** START Records **

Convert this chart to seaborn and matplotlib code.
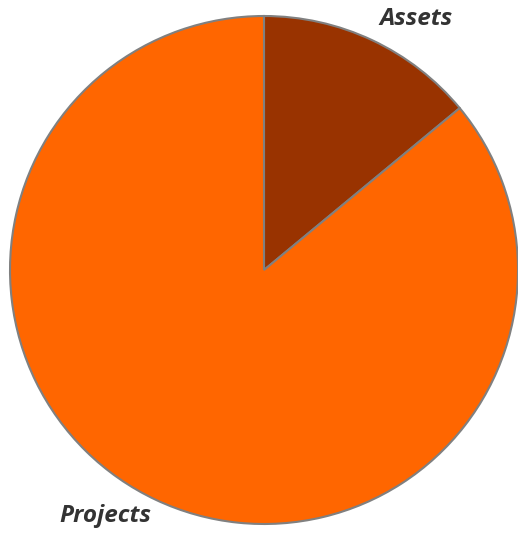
import matplotlib
matplotlib.use("Agg")
import matplotlib.pyplot as plt
import seaborn as sns

# Data
categories = ["Assets", "Projects"]
shares = [14, 86]
colors = ["#993300", "#FF6600"]

sns.set_theme(style="white")
plt.rcParams['font.family'] = ['Open Sans', 'DejaVu Sans']

fig = plt.figure(figsize=(5.18, 5.33), dpi=100)
ax = fig.add_axes([10 / 518, 9 / 533, 508 / 518, 508 / 533])

ax.pie(shares, colors=colors, startangle=90, counterclock=False, radius=1,
       wedgeprops={'edgecolor': '#808080', 'linewidth': 1.5})
ax.set_xlim(-1, 1)
ax.set_ylim(-1, 1)
ax.set_aspect('equal')
ax.axis('off')

# slice labels
label_pos = {"Assets": (0.600, 0.990), "Projects": (-0.626, -0.970)}
for name in categories:
    x, y = label_pos[name]
    ax.text(x, y, name, ha='center', va='center', fontsize=17.5,
            fontweight='bold', fontstyle='italic', color='#333333', clip_on=False)

fig.savefig("out.png", dpi=100)
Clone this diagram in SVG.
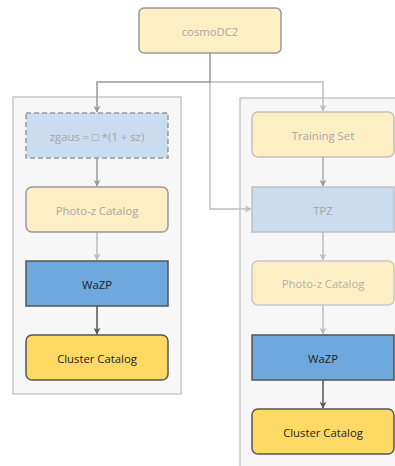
<svg xmlns="http://www.w3.org/2000/svg" width="395" height="466" viewBox="0 0 395 466">
<style>
text{font-family:"Open Sans","Liberation Sans",sans-serif;font-size:11.3px;text-anchor:middle;dominant-baseline:central}
.cl{fill:#f7f7f7;stroke:#c8c8c8;stroke-width:1.5}
.fy{fill:#fdefc4;stroke:#b0b0b0;stroke-width:1.5}
.fb{fill:#c9dcf0;stroke:#b0b0b0;stroke-width:1.5}
.wz{fill:#6fa8dc;stroke:#555;stroke-width:1.5}
.cc{fill:#ffd966;stroke:#555;stroke-width:1.5}
.ft{fill:#a6a6a6}
.dt{fill:#222}
.e{fill:none;stroke-width:1.5}
</style>
<defs>
<marker id="am" viewBox="0 0 10 10" refX="9" refY="5" markerWidth="7" markerHeight="7" orient="auto" markerUnits="userSpaceOnUse"><path d="M0,0 L10,5 L0,10 L3,5 Z" fill="#999"/></marker>
<marker id="al" viewBox="0 0 10 10" refX="9" refY="5" markerWidth="7" markerHeight="7" orient="auto" markerUnits="userSpaceOnUse"><path d="M0,0 L10,5 L0,10 L3,5 Z" fill="#bdbdbd"/></marker>
<marker id="ad" viewBox="0 0 10 10" refX="9" refY="5" markerWidth="7" markerHeight="7" orient="auto" markerUnits="userSpaceOnUse"><path d="M0,0 L10,5 L0,10 L3,5 Z" fill="#555"/></marker>
</defs>
<g id="cluster-left"><rect class="cl" x="13" y="97" width="168" height="297"/></g>
<g id="cluster-right"><rect class="cl" x="240" y="98" width="170" height="380"/></g>
<g id="connectors">
<path class="e" stroke="#bdbdbd" d="M210,82 H323 V111" marker-end="url(#al)"/>
<path class="e" stroke="#bdbdbd" d="M210,82 V209 H251" marker-end="url(#al)"/>
<path class="e" stroke="#999" d="M210,53 V82 H97 V112" marker-end="url(#am)"/>
<path class="e" stroke="#999" d="M97,158 V186" marker-end="url(#am)"/>
<path class="e" stroke="#bdbdbd" d="M97,232 V260" marker-end="url(#al)"/>
<path class="e" stroke="#555" d="M97,306 V334" marker-end="url(#ad)"/>
<path class="e" stroke="#aaa" d="M323,157 V186" marker-end="url(#am)"/>
<path class="e" stroke="#bdbdbd" d="M323,232 V260" marker-end="url(#al)"/>
<path class="e" stroke="#bdbdbd" d="M323,305 V334" marker-end="url(#al)"/>
<path class="e" stroke="#555" d="M323,380 V408" marker-end="url(#ad)"/>
</g>
<g id="cosmoDC2"><rect class="fy" x="139" y="8" width="142" height="45" rx="5" style="stroke:#999"/><text class="ft" x="210" y="31">cosmoDC2</text></g>
<g id="zgaus"><rect class="fb" x="26" y="113" width="142" height="45" style="stroke:#999;stroke-dasharray:5,3"/><text class="ft" x="97" y="136">zgaus = □ *(1 + sz)</text></g>
<g id="photoz-left"><rect class="fy" x="26" y="187" width="142" height="45" rx="6" style="stroke:#999"/><text class="ft" x="97" y="210">Photo-z Catalog</text></g>
<g id="wazp-left"><rect class="wz" x="26" y="261" width="142" height="45"/><text class="dt" x="97" y="284">WaZP</text></g>
<g id="cluster-catalog-left"><rect class="cc" x="26" y="335" width="142" height="45" rx="6"/><text class="dt" x="97" y="358">Cluster Catalog</text></g>
<g id="training-set"><rect class="fy" x="252" y="112" width="142" height="45" rx="6" style="stroke:#c0c0c0"/><text class="ft" x="323" y="135">Training Set</text></g>
<g id="tpz"><rect class="fb" x="252" y="187" width="142" height="45" style="stroke:#c0c0c0"/><text class="ft" x="323" y="210">TPZ</text></g>
<g id="photoz-right"><rect class="fy" x="252" y="261" width="142" height="44" rx="6" style="stroke:#c8c8c8"/><text class="ft" x="323" y="283" style="fill:#b0b0b0">Photo-z Catalog</text></g>
<g id="wazp-right"><rect class="wz" x="252" y="335" width="142" height="45"/><text class="dt" x="323" y="358">WaZP</text></g>
<g id="cluster-catalog-right"><rect class="cc" x="252" y="409" width="142" height="45" rx="6"/><text class="dt" x="323" y="432">Cluster Catalog</text></g>
</svg>
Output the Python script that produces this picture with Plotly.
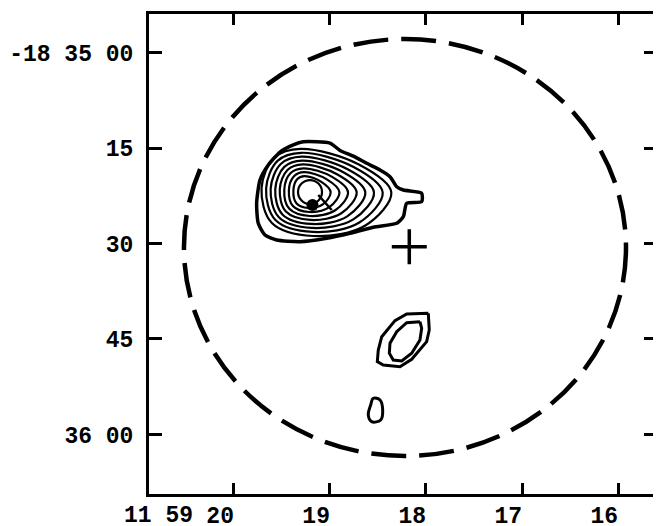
import plotly.graph_objects as go

# ---------------- axis ticks ----------------
ra_tick_vals = [20, 19, 18, 17, 16]                 # RA seconds (11h59m..s)
ra_tick_labels = ["20", "19", "18", "17", "16"]
ra_prefix_label = "11 59"                           # hours/minutes of first RA label
dec_tick_vals = [0, 15, 30, 45, 60]                 # arcsec south of -18 35 00
dec_tick_labels = ["-18 35 00", "15", "30", "45", "36 00"]

# ---------------- primary beam circle & pointing centre ----------------
beam_center_ra = 18.219
beam_center_dec = 30.63
beam_radius_ra = 2.302      # seconds of RA
beam_radius_dec = 32.75     # arcsec
pointing_ra = [18.174]
pointing_dec = [30.50]

# ---------------- main source contours ----------------
main_outer_ra = [19.278, 19.000, 18.896, 18.757, 18.618, 18.479, 18.375, 18.305, 18.236,
                 18.045, 18.045, 18.201, 18.236, 18.305, 18.549, 18.792, 19.034, 19.313,
                 19.555, 19.677, 19.747, 19.764, 19.729, 19.643, 19.521, 19.382]
main_outer_dec = [14.03, 14.23, 15.38, 16.27, 17.40, 18.45, 19.51, 21.08, 21.60,
                  22.11, 23.43, 23.68, 25.79, 26.83, 27.45, 28.40, 29.18, 29.72,
                  29.45, 28.66, 26.83, 23.68, 20.02, 17.67, 15.63, 14.49]

inner_contours_ra = [
    [19.307, 18.699, 18.361, 18.631, 19.172, 19.605, 19.713, 19.578],
    [19.301, 18.754, 18.451, 18.694, 19.179, 19.568, 19.665, 19.544],
    [19.295, 18.811, 18.542, 18.757, 19.188, 19.532, 19.618, 19.510],
    [19.289, 18.866, 18.632, 18.820, 19.195, 19.495, 19.570, 19.476],
    [19.283, 18.922, 18.722, 18.882, 19.203, 19.459, 19.523, 19.443],
    [19.277, 18.978, 18.812, 18.945, 19.210, 19.423, 19.476, 19.410],
    [19.270, 19.033, 18.902, 19.007, 19.218, 19.386, 19.428, 19.375],
    [19.265, 19.090, 18.993, 19.071, 19.226, 19.350, 19.381, 19.342],
    [19.208, 19.120, 19.083, 19.120, 19.208, 19.296, 19.333, 19.296],
]
inner_contours_dec = [
    [15.14, 17.60, 21.98, 27.18, 28.82, 26.77, 21.30, 16.51],
    [15.75, 17.99, 21.97, 26.70, 28.19, 26.32, 21.35, 16.99],
    [16.36, 18.38, 21.96, 26.22, 27.56, 25.88, 21.40, 17.48],
    [16.97, 18.76, 21.95, 25.73, 26.93, 25.44, 21.45, 17.97],
    [17.58, 19.15, 21.94, 25.25, 26.30, 24.99, 21.50, 18.45],
    [18.19, 19.54, 21.94, 24.78, 25.68, 24.56, 21.56, 18.94],
    [18.80, 19.93, 21.93, 24.30, 25.05, 24.11, 21.61, 19.43],
    [19.41, 20.31, 21.92, 23.82, 24.42, 23.67, 21.66, 19.91],
    [20.03, 20.58, 21.91, 23.24, 23.80, 23.24, 21.91, 20.58],
]

# optical position marker near the peak
optical_ra = [19.182]
optical_dec = [23.95]
optical_bar_ra = [19.122, 18.982]
optical_bar_dec = [22.38, 24.74]

# ---------------- southern weak sources ----------------
south_outer_ra = [17.976, 18.201, 18.323, 18.461, 18.497, 18.507, 18.445, 18.271, 18.149, 17.993, 17.966]
south_outer_dec = [40.96, 41.07, 42.12, 44.64, 46.73, 48.56, 49.08, 49.35, 48.19, 45.42, 43.58]
south_inner_ra = [18.063, 18.201, 18.305, 18.375, 18.382, 18.341, 18.253, 18.149, 18.063, 18.045]
south_inner_dec = [42.28, 42.44, 43.85, 45.67, 47.24, 48.30, 48.45, 47.24, 45.16, 43.32]
small_ra = [18.549, 18.479, 18.451, 18.472, 18.566, 18.601, 18.576]
small_dec = [54.31, 54.58, 56.15, 57.72, 57.99, 56.93, 55.36]


def closed(v):
    return list(v) + [v[0]]


fig = go.Figure()

fig.add_trace(go.Scatter(x=closed(main_outer_ra), y=closed(main_outer_dec), mode="lines",
                         line=dict(color="black", width=3.5, shape="spline", smoothing=0.6),
                         hoverinfo="skip"))
for cra, cdec in zip(inner_contours_ra, inner_contours_dec):
    fig.add_trace(go.Scatter(x=closed(cra), y=closed(cdec), mode="lines",
                             line=dict(color="black", width=2.2, shape="spline", smoothing=1.0),
                             hoverinfo="skip"))

fig.add_trace(go.Scatter(x=optical_bar_ra, y=optical_bar_dec, mode="lines",
                         line=dict(color="black", width=2.5), hoverinfo="skip"))
fig.add_trace(go.Scatter(x=optical_ra, y=optical_dec, mode="markers",
                         marker=dict(color="black", size=12, symbol="circle"), hoverinfo="skip"))

for ra, dec in [(south_outer_ra, south_outer_dec), (south_inner_ra, south_inner_dec)]:
    fig.add_trace(go.Scatter(x=closed(ra), y=closed(dec), mode="lines",
                             line=dict(color="black", width=3), hoverinfo="skip"))
fig.add_trace(go.Scatter(x=closed(small_ra), y=closed(small_dec), mode="lines",
                         line=dict(color="black", width=3, shape="spline"), hoverinfo="skip"))

fig.add_trace(go.Scatter(x=pointing_ra, y=pointing_dec, mode="markers",
                         marker=dict(symbol="cross-thin", size=25,
                                     line=dict(color="black", width=3.5)),
                         hoverinfo="skip"))

fig.add_shape(type="circle", xref="x", yref="y",
              x0=beam_center_ra - beam_radius_ra, x1=beam_center_ra + beam_radius_ra,
              y0=beam_center_dec - beam_radius_dec, y1=beam_center_dec + beam_radius_dec,
              line=dict(color="black", width=4.5, dash="35px,13px"))

NB = "\u00a0"
FS = 23
x_ticktext = [t + NB * 2 for t in ra_tick_labels]   # labels sit slightly left of ticks

tickfont = dict(family="Liberation Mono", size=FS, color="black", weight="bold")

# hours/minutes prefix to the left of the first RA label
fig.add_annotation(x=ra_tick_vals[0], xref="x", y=0, yref="paper",
                   text=ra_prefix_label, showarrow=False, font=tickfont,
                   xanchor="right", yanchor="middle", xshift=-39, yshift=-22)

# the page body adds an 8px offset, so the figure is 8px smaller and shifted margins
fig.update_layout(
    width=653, height=518,
    margin=dict(l=141, r=4, t=6, b=32, autoexpand=False),
    paper_bgcolor="white", plot_bgcolor="white",
    showlegend=False,
    xaxis=dict(range=[20.885, 15.594], tickvals=ra_tick_vals, ticktext=x_ticktext,
               ticks="inside", ticklen=11, tickwidth=3, tickcolor="black",
               showline=True, linewidth=3, linecolor="black", mirror="ticks",
               showgrid=False, zeroline=False, tickangle=0, tickfont=tickfont,
               ticklabelstandoff=-2, automargin=False),
    yaxis=dict(range=[69.35, -6.05], tickvals=dec_tick_vals, ticktext=dec_tick_labels,
               ticks="inside", ticklen=13, tickwidth=3, tickcolor="black",
               showline=True, linewidth=3, linecolor="black", mirror="ticks",
               showgrid=False, zeroline=False, tickfont=tickfont,
               ticklabelstandoff=8, automargin=False),
)

fig.write_html("out.html")
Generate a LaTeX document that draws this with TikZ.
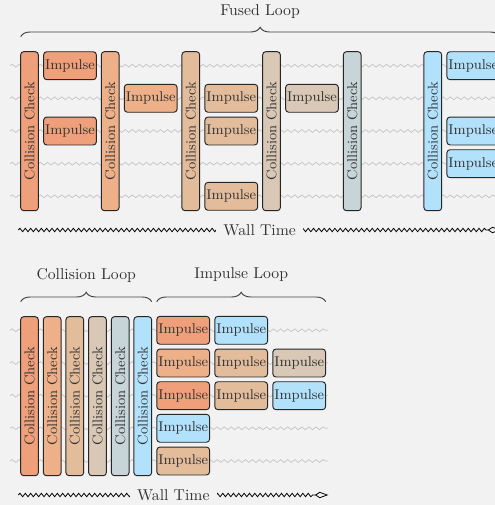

** END Records **

Your goal
Without the pictures, return the listing above from its first line through the line that has "plt.rcParams['font.family'] = ['Open".

Answer to this exercise
Convert this chart to seaborn and matplotlib code.
import matplotlib
matplotlib.use("Agg")
import matplotlib.pyplot as plt
import seaborn as sns

# Data
categories = ["Assets", "Projects"]
shares = [14, 86]
colors = ["#993300", "#FF6600"]

sns.set_theme(style="white")
plt.rcParams['font.family'] = ['Open Sans', 'DejaVu Sans']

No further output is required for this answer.